> [Objective] Write every line out verbatim and omit the pictures.

Start Information provided

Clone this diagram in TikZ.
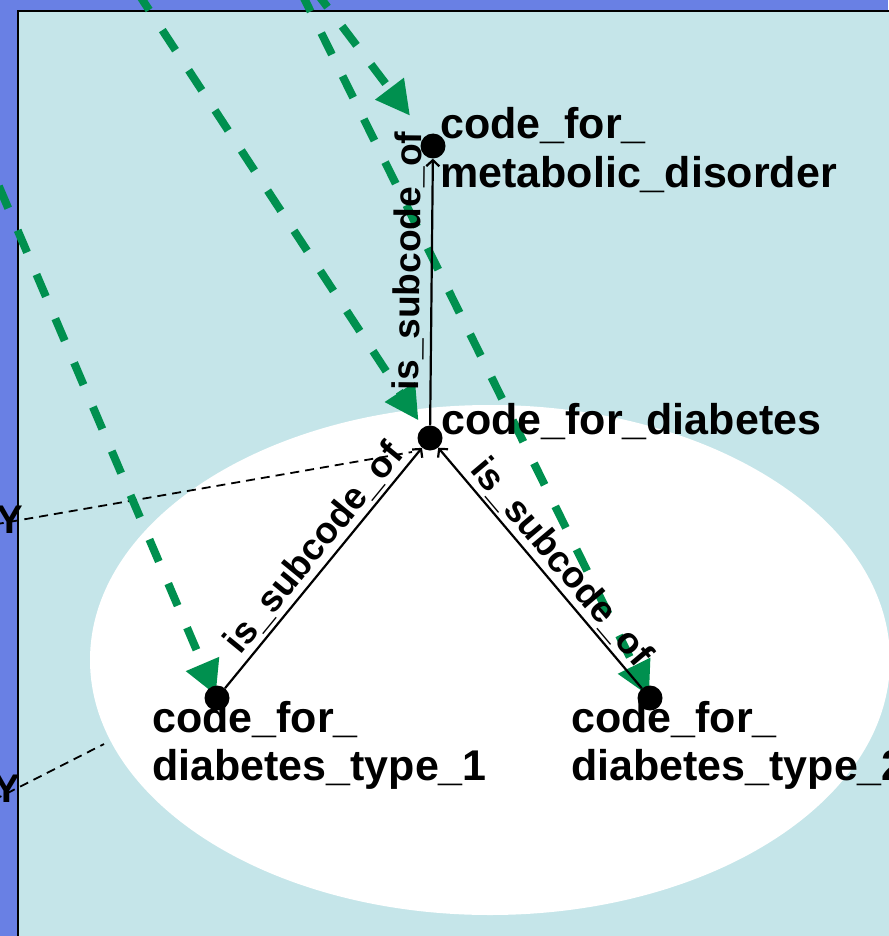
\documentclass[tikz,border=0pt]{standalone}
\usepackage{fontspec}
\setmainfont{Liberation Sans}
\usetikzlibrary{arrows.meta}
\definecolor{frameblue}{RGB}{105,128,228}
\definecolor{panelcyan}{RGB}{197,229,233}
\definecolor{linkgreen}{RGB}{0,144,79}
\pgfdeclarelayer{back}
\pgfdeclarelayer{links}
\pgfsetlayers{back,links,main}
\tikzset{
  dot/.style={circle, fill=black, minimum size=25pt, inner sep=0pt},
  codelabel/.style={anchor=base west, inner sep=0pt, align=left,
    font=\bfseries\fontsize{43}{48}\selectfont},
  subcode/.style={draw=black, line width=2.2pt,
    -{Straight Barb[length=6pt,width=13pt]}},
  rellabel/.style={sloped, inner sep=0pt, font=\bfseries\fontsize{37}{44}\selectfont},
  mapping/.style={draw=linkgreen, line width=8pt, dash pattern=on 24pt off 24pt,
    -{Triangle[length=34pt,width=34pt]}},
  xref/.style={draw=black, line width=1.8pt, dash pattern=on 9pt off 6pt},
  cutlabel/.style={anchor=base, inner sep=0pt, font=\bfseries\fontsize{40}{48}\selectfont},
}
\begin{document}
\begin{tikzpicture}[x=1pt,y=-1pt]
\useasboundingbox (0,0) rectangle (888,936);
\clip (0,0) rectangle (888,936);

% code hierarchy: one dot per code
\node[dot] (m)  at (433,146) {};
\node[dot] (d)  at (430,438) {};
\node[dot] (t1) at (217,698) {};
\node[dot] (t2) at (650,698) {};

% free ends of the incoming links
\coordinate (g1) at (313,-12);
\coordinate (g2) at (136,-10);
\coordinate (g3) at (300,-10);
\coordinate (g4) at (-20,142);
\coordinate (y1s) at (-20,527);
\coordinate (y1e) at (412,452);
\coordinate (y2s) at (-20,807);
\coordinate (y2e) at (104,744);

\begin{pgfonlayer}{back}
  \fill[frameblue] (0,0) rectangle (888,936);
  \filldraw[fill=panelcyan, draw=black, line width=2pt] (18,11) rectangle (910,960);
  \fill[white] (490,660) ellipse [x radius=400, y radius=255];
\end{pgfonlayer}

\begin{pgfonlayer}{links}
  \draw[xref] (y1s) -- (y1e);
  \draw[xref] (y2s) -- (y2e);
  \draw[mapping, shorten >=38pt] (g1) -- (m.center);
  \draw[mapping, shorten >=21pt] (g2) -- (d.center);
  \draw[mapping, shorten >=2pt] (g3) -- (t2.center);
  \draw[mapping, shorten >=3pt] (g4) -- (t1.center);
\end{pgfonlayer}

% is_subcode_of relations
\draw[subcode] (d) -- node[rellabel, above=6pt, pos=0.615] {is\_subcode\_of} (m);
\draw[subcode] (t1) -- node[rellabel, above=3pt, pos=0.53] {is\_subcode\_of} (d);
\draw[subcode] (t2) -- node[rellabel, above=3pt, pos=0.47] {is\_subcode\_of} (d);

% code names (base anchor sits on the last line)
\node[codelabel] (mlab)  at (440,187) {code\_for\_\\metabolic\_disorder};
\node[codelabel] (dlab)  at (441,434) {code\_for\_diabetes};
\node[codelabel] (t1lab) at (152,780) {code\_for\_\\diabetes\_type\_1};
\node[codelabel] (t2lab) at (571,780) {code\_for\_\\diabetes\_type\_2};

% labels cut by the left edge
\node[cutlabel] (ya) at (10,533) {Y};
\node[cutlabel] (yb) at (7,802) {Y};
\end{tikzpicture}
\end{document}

End Information provided

> [Response]
Clone this diagram in TikZ.
\documentclass[tikz,border=0pt]{standalone}
\usepackage{fontspec}
\setmainfont{Liberation Sans}
\usetikzlibrary{arrows.meta}
\definecolor{frameblue}{RGB}{105,128,228}
\definecolor{panelcyan}{RGB}{197,229,233}
\definecolor{linkgreen}{RGB}{0,144,79}
\pgfdeclarelayer{back}
\pgfdeclarelayer{links}
\pgfsetlayers{back,links,main}
\tikzset{
  dot/.style={circle, fill=black, minimum size=25pt, inner sep=0pt},
  codelabel/.style={anchor=base west, inner sep=0pt, align=left,
    font=\bfseries\fontsize{43}{48}\selectfont},
  subcode/.style={draw=black, line width=2.2pt,
    -{Straight Barb[length=6pt,width=13pt]}},
  rellabel/.style={sloped, inner sep=0pt, font=\bfseries\fontsize{37}{44}\selectfont},
  mapping/.style={draw=linkgreen, line width=8pt, dash pattern=on 24pt off 24pt,
    -{Triangle[length=34pt,width=34pt]}},
  xref/.style={draw=black, line width=1.8pt, dash pattern=on 9pt off 6pt},
  cutlabel/.style={anchor=base, inner sep=0pt, font=\bfseries\fontsize{40}{48}\selectfont},
}
\begin{document}
\begin{tikzpicture}[x=1pt,y=-1pt]
\useasboundingbox (0,0) rectangle (888,936);
\clip (0,0) rectangle (888,936);

% code hierarchy: one dot per code
\node[dot] (m)  at (433,146) {};
\node[dot] (d)  at (430,438) {};
\node[dot] (t1) at (217,698) {};
\node[dot] (t2) at (650,698) {};

% free ends of the incoming links
\coordinate (g1) at (313,-12);
\coordinate (g2) at (136,-10);
\coordinate (g3) at (300,-10);
\coordinate (g4) at (-20,142);
\coordinate (y1s) at (-20,527);
\coordinate (y1e) at (412,452);
\coordinate (y2s) at (-20,807);
\coordinate (y2e) at (104,744);

\begin{pgfonlayer}{back}
  \fill[frameblue] (0,0) rectangle (888,936);
  \filldraw[fill=panelcyan, draw=black, line width=2pt] (18,11) rectangle (910,960);
  \fill[white] (490,660) ellipse [x radius=400, y radius=255];
\end{pgfonlayer}

\begin{pgfonlayer}{links}
  \draw[xref] (y1s) -- (y1e);
  \draw[xref] (y2s) -- (y2e);
  \draw[mapping, shorten >=38pt] (g1) -- (m.center);
  \draw[mapping, shorten >=21pt] (g2) -- (d.center);
  \draw[mapping, shorten >=2pt] (g3) -- (t2.center);
  \draw[mapping, shorten >=3pt] (g4) -- (t1.center);
\end{pgfonlayer}

% is_subcode_of relations
\draw[subcode] (d) -- node[rellabel, above=6pt, pos=0.615] {is\_subcode\_of} (m);
\draw[subcode] (t1) -- node[rellabel, above=3pt, pos=0.53] {is\_subcode\_of} (d);
\draw[subcode] (t2) -- node[rellabel, above=3pt, pos=0.47] {is\_subcode\_of} (d);

% code names (base anchor sits on the last line)
\node[codelabel] (mlab)  at (440,187) {code\_for\_\\metabolic\_disorder};
\node[codelabel] (dlab)  at (441,434) {code\_for\_diabetes};
\node[codelabel] (t1lab) at (152,780) {code\_for\_\\diabetes\_type\_1};
\node[codelabel] (t2lab) at (571,780) {code\_for\_\\diabetes\_type\_2};

% labels cut by the left edge
\node[cutlabel] (ya) at (10,533) {Y};
\node[cutlabel] (yb) at (7,802) {Y};
\end{tikzpicture}
\end{document}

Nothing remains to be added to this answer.